Items listed in a dataset:
↓↓↓
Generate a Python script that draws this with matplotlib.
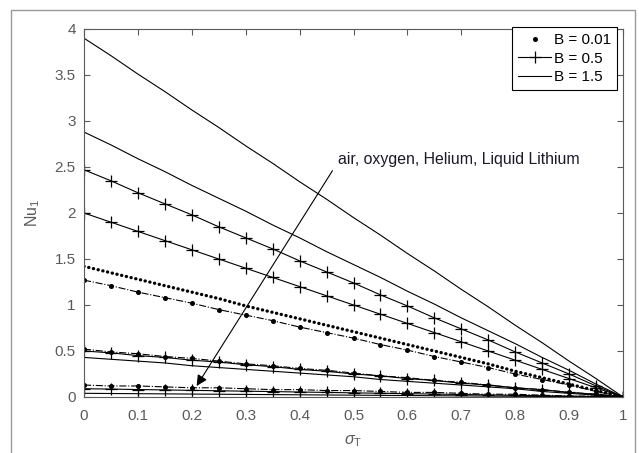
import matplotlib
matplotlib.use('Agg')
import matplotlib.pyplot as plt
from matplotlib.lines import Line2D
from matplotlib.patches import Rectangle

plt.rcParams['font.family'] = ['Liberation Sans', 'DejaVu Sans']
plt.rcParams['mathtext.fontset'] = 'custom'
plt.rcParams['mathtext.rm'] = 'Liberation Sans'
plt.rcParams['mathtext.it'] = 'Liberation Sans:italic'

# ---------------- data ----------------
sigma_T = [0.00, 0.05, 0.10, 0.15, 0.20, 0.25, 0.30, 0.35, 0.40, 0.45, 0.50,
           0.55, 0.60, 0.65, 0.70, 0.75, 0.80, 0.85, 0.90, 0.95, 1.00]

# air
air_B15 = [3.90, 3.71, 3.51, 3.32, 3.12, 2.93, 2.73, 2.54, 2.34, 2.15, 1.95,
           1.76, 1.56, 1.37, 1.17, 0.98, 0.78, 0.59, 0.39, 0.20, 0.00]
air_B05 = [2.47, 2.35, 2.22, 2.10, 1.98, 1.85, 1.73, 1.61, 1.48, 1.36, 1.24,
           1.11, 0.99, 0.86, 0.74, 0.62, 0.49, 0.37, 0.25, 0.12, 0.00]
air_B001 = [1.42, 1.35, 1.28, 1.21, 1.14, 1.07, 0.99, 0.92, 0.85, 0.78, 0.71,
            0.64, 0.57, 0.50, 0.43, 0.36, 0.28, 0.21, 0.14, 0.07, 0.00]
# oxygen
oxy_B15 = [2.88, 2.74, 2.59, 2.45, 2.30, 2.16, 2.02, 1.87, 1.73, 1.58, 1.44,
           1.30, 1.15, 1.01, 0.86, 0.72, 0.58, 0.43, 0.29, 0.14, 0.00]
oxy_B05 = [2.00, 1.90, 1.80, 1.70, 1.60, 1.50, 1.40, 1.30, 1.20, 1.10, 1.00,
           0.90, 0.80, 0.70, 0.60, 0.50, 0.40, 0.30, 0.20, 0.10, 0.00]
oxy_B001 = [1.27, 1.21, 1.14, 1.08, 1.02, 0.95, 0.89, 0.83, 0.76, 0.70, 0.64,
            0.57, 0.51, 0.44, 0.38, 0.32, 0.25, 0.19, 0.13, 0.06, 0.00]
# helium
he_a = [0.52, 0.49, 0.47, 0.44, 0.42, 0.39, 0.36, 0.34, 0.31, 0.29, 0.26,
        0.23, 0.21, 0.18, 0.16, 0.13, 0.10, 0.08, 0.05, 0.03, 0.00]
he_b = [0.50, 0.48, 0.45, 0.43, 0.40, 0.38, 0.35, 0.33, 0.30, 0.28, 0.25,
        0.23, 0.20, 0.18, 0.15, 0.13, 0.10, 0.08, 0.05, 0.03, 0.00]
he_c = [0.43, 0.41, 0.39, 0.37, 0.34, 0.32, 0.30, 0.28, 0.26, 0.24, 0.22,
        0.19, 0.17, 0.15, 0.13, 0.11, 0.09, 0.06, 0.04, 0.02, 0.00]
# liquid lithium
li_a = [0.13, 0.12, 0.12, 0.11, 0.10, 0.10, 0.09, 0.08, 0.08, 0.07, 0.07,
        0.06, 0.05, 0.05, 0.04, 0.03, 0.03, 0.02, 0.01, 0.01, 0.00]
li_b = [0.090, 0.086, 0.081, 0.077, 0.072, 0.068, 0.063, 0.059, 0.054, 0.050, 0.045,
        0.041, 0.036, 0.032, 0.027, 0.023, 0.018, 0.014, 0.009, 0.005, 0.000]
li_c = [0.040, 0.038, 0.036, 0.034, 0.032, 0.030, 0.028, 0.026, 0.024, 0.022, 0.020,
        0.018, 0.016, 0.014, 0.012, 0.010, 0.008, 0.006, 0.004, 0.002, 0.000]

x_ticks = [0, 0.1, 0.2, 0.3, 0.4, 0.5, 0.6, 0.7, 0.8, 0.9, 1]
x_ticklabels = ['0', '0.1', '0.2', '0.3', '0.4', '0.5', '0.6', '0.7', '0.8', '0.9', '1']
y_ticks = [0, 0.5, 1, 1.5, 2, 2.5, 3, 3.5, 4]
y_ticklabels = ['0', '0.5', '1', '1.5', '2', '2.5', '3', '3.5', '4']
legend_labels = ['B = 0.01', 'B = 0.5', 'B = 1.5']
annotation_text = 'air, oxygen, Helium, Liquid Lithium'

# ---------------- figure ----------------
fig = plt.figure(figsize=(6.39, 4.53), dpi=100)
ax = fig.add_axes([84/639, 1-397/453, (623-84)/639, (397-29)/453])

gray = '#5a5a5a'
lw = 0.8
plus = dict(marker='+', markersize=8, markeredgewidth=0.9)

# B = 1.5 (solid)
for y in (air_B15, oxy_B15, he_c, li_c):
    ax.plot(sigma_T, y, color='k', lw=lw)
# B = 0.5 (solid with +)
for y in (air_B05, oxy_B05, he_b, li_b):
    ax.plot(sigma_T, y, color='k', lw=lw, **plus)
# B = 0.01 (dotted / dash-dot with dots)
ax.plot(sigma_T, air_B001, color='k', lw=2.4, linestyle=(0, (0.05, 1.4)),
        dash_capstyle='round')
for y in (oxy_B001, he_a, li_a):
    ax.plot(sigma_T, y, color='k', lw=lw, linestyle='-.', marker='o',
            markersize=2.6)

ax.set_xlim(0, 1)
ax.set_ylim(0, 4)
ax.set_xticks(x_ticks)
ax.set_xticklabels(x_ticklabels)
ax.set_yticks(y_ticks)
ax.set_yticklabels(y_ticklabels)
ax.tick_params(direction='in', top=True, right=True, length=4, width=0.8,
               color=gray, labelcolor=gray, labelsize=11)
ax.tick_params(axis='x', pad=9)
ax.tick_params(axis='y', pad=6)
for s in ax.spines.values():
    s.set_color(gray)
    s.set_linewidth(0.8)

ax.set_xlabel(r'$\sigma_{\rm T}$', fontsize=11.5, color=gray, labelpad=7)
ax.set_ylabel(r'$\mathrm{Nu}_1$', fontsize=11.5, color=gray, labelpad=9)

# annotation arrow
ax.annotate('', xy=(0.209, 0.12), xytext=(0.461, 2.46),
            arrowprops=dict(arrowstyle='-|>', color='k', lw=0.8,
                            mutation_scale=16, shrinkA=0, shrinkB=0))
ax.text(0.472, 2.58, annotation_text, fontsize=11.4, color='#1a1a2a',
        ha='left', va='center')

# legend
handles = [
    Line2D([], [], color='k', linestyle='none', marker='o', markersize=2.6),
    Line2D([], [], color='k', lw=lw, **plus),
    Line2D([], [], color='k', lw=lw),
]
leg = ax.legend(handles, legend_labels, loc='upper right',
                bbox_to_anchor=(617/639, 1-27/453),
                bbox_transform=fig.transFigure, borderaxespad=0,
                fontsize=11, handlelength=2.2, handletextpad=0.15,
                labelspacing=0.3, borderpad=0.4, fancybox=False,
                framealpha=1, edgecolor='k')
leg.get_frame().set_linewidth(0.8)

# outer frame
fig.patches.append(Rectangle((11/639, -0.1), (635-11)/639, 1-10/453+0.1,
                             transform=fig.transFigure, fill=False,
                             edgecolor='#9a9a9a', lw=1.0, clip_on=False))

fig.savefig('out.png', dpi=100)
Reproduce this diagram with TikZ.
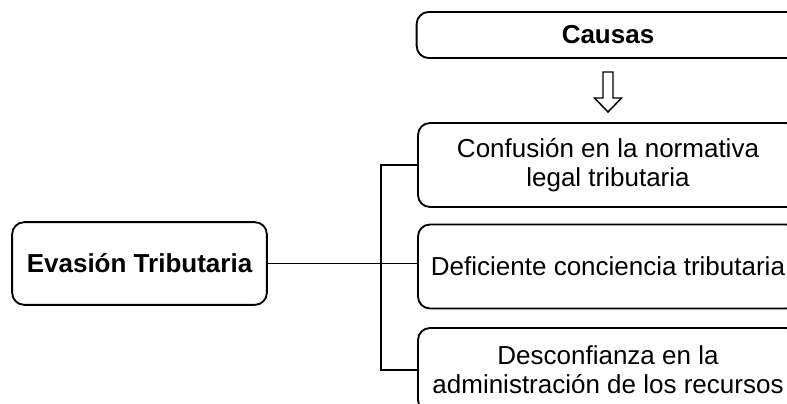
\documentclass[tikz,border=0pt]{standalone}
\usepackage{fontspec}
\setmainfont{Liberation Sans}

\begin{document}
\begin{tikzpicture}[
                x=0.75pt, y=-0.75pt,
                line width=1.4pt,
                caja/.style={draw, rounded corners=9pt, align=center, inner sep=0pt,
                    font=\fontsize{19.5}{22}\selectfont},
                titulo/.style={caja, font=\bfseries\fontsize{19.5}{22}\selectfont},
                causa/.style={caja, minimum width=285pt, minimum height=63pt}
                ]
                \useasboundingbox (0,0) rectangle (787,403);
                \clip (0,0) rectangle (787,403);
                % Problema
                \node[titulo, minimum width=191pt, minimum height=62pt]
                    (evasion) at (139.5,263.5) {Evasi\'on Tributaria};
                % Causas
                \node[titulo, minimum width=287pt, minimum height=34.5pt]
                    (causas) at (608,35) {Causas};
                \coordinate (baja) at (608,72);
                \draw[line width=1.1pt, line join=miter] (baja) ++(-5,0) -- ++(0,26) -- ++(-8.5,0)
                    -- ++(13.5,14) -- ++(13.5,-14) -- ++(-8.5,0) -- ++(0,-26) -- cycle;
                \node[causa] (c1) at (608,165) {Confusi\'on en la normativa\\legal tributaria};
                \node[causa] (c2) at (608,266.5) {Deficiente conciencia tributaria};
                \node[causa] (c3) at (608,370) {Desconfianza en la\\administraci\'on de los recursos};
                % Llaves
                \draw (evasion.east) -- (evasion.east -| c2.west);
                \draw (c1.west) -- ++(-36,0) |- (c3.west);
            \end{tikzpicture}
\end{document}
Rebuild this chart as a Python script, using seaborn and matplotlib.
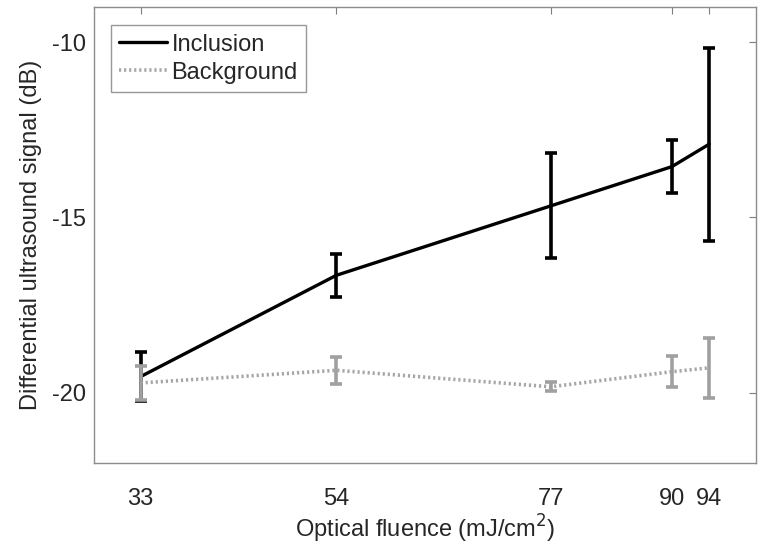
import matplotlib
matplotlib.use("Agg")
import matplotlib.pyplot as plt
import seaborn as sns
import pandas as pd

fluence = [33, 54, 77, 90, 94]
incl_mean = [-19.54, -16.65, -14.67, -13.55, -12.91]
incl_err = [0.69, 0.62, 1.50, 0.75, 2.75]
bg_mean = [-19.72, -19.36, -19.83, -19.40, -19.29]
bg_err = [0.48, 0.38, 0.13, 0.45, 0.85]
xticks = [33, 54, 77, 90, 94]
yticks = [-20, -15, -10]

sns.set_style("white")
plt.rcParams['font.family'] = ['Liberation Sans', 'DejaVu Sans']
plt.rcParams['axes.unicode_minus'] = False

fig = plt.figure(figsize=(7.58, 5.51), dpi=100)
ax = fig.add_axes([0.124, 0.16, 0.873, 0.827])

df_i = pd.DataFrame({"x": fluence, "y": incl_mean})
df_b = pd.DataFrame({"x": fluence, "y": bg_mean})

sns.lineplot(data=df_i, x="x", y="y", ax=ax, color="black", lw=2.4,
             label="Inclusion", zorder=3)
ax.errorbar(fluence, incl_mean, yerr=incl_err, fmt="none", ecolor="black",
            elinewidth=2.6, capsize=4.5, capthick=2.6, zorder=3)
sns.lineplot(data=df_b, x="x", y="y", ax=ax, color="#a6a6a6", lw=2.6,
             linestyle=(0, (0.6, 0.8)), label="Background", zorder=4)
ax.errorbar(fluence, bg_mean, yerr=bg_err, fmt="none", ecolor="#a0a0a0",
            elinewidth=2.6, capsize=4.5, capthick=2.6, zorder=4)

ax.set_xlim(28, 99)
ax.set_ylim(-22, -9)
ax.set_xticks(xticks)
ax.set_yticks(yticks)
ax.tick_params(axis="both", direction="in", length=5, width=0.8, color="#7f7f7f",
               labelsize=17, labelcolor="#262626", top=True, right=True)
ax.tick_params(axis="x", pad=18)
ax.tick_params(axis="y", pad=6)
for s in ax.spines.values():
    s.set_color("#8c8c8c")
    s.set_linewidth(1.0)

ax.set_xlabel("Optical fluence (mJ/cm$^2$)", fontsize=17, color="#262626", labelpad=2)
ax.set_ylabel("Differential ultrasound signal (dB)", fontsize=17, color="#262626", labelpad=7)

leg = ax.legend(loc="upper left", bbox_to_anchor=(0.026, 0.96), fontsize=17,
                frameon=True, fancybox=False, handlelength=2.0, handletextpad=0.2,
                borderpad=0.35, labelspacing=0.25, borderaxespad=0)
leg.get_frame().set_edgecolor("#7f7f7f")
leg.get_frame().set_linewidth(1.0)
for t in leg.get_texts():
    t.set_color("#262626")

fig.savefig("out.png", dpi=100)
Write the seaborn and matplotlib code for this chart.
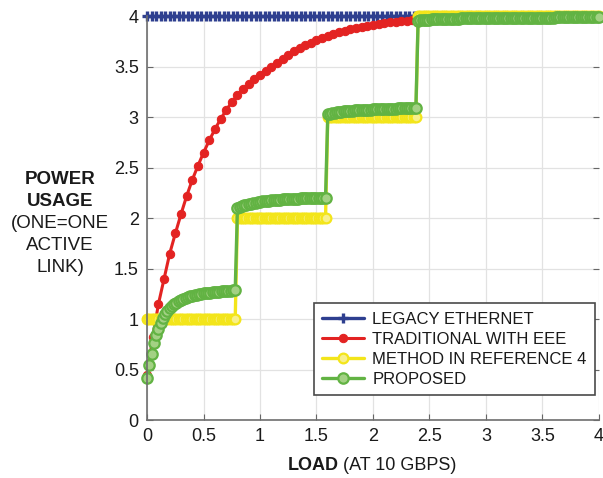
↑↑↑
Request:
Do not include pictures. Give again exactly the lines starting at the one with "Rebuild this chart" and ending at the one with "import pandas as pd", both included.

Solution for this problem:
Rebuild this chart as a Python script, using seaborn and matplotlib.
import matplotlib
matplotlib.use("Agg")
import matplotlib.pyplot as plt
import seaborn as sns
import pandas as pd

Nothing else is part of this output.